• _SET EXERCISE_
Everything from the line containing "Output the LaTeX" through the line containing "(390,765) circle (123);" must be written out exactly, and nothing more; leave any pictures out.

------------------------------------------------------------------------

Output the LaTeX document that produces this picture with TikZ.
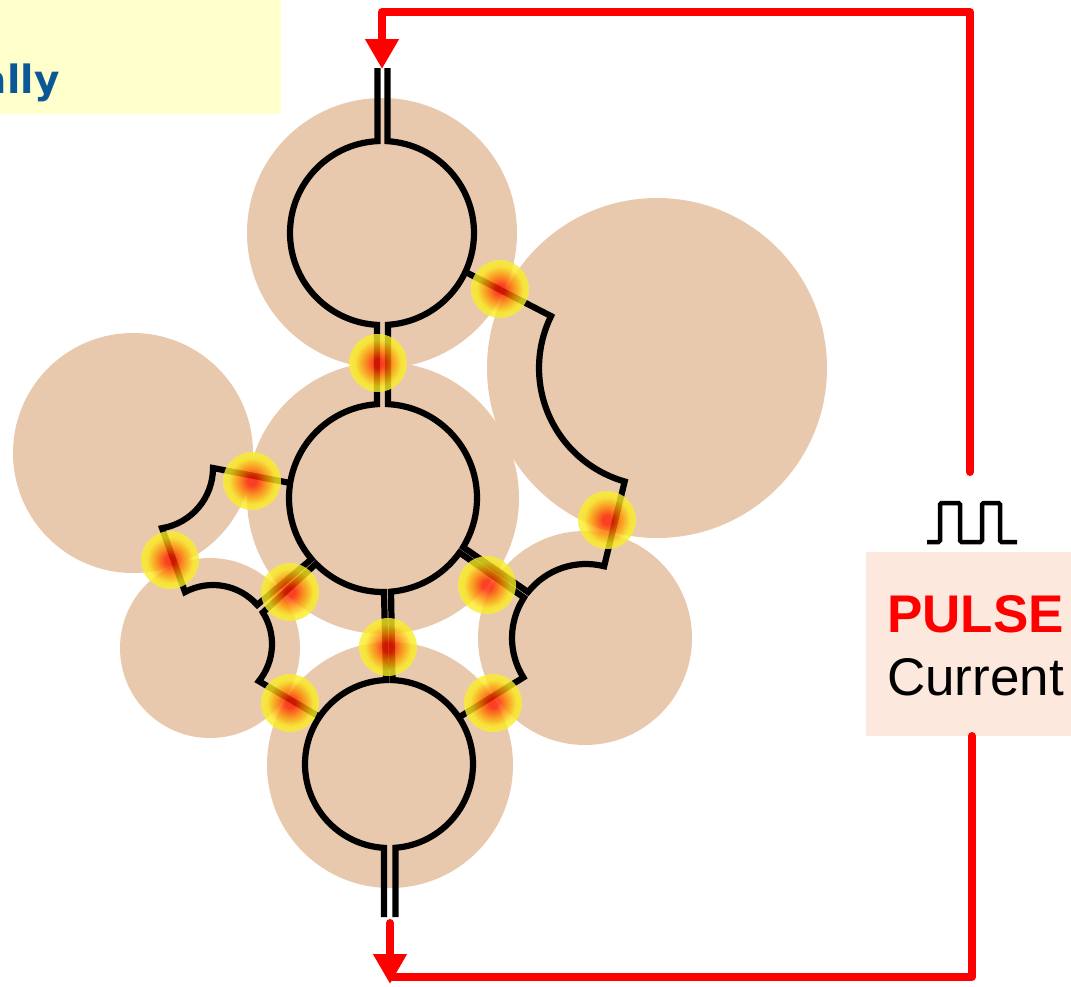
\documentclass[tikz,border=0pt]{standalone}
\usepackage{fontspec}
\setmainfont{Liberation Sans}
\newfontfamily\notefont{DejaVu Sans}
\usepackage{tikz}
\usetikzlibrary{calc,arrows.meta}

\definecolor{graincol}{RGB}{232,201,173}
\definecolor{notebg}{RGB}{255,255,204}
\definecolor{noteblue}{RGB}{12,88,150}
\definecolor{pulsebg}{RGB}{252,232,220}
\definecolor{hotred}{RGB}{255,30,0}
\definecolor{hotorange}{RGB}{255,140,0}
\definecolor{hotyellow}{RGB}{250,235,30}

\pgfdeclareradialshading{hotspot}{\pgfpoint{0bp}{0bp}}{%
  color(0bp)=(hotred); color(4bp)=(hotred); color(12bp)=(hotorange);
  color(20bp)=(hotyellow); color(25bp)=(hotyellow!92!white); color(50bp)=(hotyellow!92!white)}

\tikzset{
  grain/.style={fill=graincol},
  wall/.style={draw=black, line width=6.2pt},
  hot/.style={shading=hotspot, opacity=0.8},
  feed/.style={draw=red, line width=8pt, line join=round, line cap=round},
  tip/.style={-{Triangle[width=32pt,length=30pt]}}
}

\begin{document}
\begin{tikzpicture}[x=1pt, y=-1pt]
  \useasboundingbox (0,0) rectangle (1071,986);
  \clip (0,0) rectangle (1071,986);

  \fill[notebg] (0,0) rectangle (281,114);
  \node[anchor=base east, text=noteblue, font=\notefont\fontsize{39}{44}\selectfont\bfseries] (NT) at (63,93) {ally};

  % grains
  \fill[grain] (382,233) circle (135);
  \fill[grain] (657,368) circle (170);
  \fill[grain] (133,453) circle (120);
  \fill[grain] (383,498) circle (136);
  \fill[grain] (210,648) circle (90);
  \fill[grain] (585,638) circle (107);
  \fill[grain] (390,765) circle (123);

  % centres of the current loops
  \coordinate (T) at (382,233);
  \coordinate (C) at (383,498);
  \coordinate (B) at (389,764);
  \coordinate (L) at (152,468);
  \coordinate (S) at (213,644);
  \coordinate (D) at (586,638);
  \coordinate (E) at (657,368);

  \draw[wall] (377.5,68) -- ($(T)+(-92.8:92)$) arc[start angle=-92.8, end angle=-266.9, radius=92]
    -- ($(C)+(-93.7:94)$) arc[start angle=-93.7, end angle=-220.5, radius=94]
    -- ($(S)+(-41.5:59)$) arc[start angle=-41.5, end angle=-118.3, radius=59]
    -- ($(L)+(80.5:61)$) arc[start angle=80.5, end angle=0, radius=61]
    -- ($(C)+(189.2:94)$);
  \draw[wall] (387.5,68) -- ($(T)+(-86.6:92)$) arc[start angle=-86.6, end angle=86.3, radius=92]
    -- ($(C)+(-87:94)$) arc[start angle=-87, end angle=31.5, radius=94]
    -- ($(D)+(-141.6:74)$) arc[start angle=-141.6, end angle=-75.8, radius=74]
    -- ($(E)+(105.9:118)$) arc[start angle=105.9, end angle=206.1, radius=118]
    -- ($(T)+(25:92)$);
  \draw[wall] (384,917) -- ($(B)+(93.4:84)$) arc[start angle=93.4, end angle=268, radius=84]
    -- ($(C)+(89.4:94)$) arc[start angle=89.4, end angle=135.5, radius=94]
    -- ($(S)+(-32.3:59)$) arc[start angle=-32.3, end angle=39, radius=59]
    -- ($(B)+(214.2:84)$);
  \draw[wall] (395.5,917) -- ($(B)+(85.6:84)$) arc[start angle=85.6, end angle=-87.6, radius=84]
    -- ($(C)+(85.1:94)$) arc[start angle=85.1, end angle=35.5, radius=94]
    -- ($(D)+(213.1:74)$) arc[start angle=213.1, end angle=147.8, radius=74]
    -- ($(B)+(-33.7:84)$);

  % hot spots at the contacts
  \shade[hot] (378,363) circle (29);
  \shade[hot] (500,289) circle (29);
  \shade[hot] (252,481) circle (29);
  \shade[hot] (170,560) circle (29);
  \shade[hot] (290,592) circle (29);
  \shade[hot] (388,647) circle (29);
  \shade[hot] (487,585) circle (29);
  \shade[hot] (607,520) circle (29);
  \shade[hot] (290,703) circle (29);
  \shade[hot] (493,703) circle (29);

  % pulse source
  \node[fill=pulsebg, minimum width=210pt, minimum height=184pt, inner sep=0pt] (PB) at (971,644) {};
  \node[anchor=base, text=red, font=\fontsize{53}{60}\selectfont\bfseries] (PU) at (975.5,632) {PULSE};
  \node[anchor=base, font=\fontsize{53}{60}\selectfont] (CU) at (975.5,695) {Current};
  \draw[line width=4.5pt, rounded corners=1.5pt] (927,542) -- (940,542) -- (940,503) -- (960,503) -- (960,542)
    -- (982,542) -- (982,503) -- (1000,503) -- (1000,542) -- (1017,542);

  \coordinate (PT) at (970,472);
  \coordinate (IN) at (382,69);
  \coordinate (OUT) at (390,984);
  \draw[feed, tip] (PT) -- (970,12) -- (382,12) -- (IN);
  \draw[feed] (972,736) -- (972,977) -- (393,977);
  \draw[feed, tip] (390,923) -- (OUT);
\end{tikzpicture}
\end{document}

------------------------------------------------------------------------

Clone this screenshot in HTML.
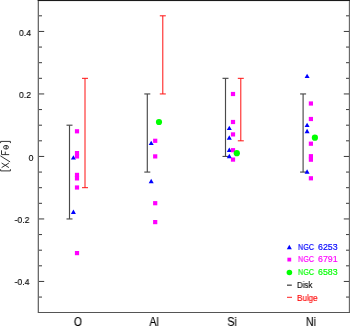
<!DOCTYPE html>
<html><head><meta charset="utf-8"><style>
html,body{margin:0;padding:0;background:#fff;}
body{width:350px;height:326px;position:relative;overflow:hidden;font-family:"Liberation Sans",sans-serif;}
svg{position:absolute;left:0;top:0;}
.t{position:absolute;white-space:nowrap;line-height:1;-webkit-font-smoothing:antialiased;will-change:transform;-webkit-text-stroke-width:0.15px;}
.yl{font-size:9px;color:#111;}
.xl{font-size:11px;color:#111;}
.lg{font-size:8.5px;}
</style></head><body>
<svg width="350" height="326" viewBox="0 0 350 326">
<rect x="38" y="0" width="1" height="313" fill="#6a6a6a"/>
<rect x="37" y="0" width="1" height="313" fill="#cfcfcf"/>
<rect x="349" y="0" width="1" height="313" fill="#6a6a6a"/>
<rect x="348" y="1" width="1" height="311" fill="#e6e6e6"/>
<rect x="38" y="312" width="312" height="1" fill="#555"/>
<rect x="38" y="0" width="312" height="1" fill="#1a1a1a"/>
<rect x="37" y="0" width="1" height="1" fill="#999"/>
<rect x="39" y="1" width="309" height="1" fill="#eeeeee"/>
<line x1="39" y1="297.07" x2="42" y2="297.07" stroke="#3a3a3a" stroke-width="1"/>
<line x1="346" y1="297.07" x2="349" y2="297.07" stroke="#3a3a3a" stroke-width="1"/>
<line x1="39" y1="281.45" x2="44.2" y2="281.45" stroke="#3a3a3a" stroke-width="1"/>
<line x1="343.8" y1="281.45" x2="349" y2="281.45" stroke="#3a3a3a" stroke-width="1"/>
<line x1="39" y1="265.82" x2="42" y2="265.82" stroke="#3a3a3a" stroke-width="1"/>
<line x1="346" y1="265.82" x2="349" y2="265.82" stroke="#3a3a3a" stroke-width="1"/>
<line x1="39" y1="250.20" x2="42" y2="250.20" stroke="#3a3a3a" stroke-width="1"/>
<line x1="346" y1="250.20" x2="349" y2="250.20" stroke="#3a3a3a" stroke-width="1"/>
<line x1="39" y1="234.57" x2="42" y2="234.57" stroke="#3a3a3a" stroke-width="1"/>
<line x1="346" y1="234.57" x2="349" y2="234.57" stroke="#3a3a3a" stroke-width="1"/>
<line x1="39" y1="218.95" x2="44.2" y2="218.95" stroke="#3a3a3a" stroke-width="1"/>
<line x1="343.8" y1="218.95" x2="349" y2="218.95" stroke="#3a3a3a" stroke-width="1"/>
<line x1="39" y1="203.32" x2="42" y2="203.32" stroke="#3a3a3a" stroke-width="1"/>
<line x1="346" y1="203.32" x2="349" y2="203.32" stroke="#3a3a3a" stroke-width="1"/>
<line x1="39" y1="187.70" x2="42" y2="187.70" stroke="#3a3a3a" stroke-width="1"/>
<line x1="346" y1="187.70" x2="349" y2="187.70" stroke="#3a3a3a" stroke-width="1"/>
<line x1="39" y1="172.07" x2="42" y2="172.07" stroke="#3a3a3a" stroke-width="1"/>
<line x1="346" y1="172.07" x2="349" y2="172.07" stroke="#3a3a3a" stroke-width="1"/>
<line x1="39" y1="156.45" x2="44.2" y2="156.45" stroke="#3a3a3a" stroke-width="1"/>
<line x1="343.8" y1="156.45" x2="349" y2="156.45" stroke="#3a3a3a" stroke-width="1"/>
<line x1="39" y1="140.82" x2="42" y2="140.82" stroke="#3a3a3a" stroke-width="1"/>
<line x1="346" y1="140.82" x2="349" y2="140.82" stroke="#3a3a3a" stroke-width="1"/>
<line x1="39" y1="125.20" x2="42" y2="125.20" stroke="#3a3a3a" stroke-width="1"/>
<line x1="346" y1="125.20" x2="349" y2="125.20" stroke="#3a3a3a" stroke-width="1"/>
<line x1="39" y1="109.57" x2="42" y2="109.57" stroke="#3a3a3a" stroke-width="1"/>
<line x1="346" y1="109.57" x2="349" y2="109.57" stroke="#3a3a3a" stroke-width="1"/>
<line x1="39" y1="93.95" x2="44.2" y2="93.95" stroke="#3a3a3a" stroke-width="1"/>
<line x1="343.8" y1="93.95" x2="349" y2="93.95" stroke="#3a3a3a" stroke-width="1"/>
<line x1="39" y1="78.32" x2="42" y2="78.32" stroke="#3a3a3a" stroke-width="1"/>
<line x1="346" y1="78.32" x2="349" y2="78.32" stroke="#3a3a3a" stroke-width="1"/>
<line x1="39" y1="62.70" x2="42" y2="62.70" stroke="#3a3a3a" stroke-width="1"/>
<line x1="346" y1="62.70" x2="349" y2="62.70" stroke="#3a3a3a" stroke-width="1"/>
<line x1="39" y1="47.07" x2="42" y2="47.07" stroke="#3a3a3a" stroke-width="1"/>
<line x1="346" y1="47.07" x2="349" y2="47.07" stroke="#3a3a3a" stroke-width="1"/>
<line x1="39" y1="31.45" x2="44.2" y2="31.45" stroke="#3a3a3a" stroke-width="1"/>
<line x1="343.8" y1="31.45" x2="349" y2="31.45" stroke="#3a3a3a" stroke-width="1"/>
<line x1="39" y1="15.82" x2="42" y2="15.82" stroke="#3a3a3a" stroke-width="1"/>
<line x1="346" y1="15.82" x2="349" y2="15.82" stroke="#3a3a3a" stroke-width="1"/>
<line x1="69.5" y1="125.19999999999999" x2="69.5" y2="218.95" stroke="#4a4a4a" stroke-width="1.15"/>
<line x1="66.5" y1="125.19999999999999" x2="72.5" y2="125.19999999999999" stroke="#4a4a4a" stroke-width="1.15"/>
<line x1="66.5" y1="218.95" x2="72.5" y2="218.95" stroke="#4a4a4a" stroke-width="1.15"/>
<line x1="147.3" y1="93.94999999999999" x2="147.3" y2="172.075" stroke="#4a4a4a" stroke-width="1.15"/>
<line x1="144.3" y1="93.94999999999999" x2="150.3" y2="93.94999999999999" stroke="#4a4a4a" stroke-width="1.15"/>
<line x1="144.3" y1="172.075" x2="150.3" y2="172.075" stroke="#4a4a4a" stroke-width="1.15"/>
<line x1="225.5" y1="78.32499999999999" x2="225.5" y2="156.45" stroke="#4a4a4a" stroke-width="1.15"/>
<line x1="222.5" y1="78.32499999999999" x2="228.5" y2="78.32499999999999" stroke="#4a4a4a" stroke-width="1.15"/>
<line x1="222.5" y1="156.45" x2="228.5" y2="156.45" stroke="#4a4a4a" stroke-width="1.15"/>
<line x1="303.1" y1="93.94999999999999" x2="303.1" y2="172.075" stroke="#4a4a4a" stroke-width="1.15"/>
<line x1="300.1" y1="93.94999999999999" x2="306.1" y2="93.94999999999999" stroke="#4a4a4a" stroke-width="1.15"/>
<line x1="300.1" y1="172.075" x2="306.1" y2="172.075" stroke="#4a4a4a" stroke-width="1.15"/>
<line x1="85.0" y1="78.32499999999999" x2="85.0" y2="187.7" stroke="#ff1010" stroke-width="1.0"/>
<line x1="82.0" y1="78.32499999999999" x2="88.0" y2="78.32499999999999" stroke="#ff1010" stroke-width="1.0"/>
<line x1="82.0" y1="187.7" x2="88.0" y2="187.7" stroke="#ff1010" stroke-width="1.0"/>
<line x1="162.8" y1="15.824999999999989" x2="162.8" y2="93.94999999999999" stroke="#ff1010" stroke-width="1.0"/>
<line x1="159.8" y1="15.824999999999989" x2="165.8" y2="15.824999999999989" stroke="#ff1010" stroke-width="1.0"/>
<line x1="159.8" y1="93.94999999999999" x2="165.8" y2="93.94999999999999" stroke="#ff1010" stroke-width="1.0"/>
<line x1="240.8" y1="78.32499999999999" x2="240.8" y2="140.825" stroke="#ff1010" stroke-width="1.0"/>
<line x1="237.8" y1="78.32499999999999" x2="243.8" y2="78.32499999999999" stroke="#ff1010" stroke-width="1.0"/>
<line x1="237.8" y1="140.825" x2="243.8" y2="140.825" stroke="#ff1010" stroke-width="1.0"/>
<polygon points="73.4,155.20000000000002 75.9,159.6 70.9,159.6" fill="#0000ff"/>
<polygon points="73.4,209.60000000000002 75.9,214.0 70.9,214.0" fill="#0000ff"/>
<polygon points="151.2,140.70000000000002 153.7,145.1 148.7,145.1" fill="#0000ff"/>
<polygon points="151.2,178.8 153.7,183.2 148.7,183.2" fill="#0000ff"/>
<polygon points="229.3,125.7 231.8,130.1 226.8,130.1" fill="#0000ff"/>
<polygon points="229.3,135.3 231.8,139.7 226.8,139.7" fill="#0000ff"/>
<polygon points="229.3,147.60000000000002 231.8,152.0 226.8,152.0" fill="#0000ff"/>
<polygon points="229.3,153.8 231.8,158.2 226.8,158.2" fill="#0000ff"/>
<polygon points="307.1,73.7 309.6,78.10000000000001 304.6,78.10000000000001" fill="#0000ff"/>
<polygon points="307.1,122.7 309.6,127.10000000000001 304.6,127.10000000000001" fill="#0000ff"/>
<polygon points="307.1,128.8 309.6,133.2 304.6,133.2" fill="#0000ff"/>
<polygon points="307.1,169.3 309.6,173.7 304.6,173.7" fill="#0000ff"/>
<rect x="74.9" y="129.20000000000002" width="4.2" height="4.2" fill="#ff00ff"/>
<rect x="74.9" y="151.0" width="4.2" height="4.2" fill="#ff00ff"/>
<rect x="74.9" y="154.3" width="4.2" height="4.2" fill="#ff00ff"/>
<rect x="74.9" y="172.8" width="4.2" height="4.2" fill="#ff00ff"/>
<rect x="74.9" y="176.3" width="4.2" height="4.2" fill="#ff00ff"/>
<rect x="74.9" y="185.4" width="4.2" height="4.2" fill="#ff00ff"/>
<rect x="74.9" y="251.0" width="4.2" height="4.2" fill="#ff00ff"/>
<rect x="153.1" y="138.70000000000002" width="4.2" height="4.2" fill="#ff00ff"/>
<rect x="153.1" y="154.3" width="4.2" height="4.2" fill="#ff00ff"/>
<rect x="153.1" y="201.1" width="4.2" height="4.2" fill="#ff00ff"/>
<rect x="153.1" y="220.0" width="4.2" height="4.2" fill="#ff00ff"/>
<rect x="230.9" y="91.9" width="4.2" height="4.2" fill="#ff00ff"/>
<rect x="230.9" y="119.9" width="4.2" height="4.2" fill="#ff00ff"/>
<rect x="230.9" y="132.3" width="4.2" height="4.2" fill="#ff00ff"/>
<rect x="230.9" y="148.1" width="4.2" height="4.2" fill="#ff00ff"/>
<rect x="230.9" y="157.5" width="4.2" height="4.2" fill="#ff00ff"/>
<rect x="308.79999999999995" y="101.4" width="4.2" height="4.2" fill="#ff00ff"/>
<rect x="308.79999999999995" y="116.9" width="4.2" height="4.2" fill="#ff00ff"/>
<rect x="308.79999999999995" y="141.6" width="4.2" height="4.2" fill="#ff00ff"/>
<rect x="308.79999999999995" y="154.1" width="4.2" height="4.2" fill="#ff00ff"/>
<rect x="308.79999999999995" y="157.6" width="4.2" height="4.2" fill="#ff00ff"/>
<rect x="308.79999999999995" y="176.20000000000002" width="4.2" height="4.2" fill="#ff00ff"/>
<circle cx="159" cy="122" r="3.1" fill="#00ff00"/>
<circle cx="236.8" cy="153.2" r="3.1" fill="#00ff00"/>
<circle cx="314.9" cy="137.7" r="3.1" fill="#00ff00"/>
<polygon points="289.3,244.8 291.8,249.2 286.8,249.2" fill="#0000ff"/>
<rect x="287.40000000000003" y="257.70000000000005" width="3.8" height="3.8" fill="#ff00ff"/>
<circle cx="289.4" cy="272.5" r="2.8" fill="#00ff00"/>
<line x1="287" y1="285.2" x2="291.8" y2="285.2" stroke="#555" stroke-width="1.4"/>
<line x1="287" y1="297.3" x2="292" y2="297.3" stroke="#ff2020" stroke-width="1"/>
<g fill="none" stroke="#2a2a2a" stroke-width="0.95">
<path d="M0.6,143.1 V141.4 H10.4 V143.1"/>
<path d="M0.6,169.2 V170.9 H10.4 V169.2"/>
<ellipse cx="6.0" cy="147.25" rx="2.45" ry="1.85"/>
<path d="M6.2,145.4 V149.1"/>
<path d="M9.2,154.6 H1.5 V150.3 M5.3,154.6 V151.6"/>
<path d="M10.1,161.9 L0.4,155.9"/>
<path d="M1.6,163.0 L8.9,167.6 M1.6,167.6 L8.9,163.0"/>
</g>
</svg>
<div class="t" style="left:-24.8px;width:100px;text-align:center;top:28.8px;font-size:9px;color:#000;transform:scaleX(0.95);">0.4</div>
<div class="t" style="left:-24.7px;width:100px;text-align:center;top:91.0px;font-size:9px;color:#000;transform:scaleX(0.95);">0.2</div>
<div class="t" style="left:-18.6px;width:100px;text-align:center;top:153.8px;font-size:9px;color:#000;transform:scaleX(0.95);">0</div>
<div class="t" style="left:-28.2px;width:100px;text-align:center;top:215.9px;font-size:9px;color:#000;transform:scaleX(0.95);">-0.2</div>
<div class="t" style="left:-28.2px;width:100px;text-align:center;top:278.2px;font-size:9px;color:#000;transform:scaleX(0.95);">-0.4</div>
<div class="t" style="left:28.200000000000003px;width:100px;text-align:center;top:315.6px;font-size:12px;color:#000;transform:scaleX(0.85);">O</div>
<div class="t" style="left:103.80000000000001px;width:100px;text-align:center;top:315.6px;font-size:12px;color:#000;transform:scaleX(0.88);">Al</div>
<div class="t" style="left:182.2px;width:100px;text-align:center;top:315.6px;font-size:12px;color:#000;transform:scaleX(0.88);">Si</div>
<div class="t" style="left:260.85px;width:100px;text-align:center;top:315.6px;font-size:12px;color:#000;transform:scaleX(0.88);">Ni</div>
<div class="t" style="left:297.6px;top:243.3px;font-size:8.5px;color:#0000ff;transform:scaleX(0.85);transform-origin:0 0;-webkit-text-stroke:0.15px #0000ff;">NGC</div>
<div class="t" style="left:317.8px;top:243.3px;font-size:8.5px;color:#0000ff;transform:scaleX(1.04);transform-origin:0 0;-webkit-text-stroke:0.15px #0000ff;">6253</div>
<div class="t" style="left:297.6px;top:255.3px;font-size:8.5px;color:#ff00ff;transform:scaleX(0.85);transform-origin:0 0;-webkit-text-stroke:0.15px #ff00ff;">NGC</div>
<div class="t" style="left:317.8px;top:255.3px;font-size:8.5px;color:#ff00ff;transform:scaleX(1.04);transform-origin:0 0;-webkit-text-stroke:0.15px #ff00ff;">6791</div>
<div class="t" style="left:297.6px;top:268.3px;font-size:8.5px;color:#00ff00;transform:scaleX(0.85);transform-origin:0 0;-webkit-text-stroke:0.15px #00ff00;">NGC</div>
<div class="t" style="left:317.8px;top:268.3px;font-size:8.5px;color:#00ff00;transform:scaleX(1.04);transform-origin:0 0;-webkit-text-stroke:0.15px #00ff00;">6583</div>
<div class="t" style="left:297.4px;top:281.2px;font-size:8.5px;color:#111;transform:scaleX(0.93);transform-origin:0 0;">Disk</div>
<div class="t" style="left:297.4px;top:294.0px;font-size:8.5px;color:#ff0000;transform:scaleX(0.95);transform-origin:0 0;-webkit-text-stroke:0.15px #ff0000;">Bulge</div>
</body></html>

------------------------------------------------------------------------

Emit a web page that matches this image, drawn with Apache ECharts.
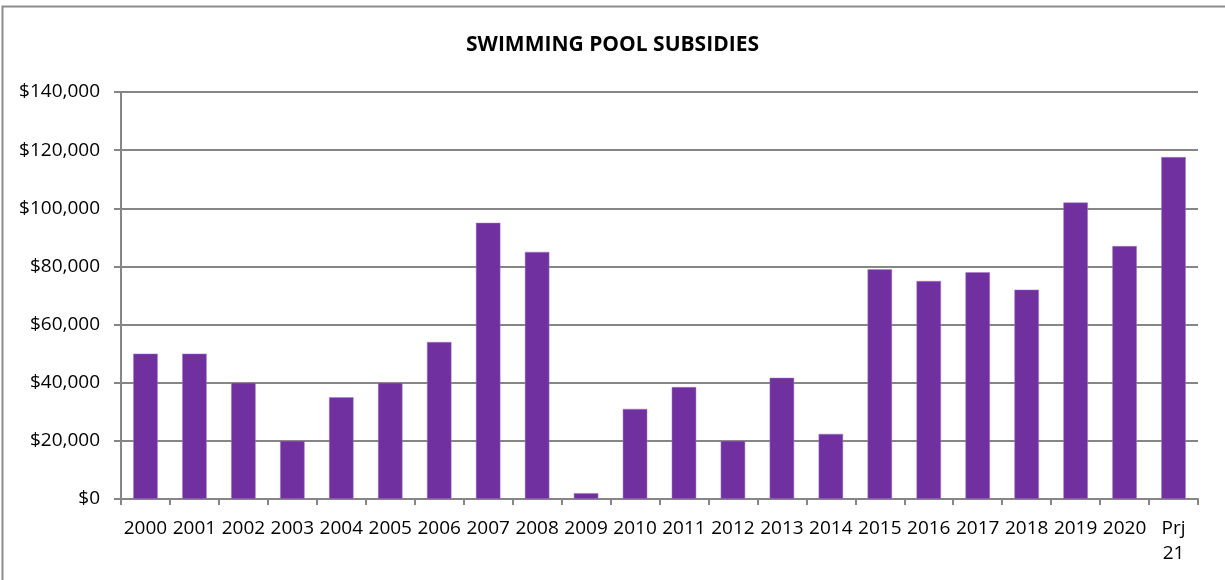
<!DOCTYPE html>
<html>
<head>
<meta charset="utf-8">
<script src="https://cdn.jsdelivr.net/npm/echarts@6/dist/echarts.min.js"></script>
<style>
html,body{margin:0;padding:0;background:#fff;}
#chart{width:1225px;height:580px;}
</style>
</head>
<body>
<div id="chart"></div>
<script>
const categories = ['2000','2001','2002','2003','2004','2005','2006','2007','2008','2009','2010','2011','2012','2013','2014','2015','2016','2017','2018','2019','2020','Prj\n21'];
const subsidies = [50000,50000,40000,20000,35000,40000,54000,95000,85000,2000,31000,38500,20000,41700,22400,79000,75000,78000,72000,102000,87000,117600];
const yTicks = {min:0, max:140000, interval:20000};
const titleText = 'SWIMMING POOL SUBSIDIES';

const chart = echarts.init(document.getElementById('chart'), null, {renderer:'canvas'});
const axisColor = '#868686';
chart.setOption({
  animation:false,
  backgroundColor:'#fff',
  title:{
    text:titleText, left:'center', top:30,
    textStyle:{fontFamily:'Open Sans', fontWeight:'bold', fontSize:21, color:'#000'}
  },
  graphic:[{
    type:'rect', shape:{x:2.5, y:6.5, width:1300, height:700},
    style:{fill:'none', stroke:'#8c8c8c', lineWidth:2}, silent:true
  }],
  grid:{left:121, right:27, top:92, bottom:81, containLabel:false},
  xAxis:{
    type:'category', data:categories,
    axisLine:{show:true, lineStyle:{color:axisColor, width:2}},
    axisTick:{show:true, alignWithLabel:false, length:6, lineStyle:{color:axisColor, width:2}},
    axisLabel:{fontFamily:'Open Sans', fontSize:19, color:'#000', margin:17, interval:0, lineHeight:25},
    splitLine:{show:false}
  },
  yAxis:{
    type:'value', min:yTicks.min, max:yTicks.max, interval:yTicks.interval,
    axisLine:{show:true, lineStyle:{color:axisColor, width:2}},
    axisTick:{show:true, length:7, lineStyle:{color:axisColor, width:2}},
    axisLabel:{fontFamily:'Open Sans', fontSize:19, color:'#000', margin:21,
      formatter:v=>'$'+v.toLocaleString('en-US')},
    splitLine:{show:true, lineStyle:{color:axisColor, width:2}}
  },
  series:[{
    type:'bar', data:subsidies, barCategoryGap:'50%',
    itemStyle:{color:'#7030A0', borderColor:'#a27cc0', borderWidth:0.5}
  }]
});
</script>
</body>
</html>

------------------------------------------------------------------------

• _ANSWER TO THE PROBLEM_
Output the LaTeX document that produces this picture with TikZ.
\documentclass[tikz,border=0pt]{standalone}
\usepackage{fontspec}
\setmainfont{Liberation Sans}
\newfontfamily\notefont{DejaVu Sans}
\usepackage{tikz}
\usetikzlibrary{calc,arrows.meta}

\definecolor{graincol}{RGB}{232,201,173}
\definecolor{notebg}{RGB}{255,255,204}
\definecolor{noteblue}{RGB}{12,88,150}
\definecolor{pulsebg}{RGB}{252,232,220}
\definecolor{hotred}{RGB}{255,30,0}
\definecolor{hotorange}{RGB}{255,140,0}
\definecolor{hotyellow}{RGB}{250,235,30}

\pgfdeclareradialshading{hotspot}{\pgfpoint{0bp}{0bp}}{%
  color(0bp)=(hotred); color(4bp)=(hotred); color(12bp)=(hotorange);
  color(20bp)=(hotyellow); color(25bp)=(hotyellow!92!white); color(50bp)=(hotyellow!92!white)}

\tikzset{
  grain/.style={fill=graincol},
  wall/.style={draw=black, line width=6.2pt},
  hot/.style={shading=hotspot, opacity=0.8},
  feed/.style={draw=red, line width=8pt, line join=round, line cap=round},
  tip/.style={-{Triangle[width=32pt,length=30pt]}}
}

\begin{document}
\begin{tikzpicture}[x=1pt, y=-1pt]
  \useasboundingbox (0,0) rectangle (1071,986);
  \clip (0,0) rectangle (1071,986);

  \fill[notebg] (0,0) rectangle (281,114);
  \node[anchor=base east, text=noteblue, font=\notefont\fontsize{39}{44}\selectfont\bfseries] (NT) at (63,93) {ally};

  % grains
  \fill[grain] (382,233) circle (135);
  \fill[grain] (657,368) circle (170);
  \fill[grain] (133,453) circle (120);
  \fill[grain] (383,498) circle (136);
  \fill[grain] (210,648) circle (90);
  \fill[grain] (585,638) circle (107);
  \fill[grain] (390,765) circle (123);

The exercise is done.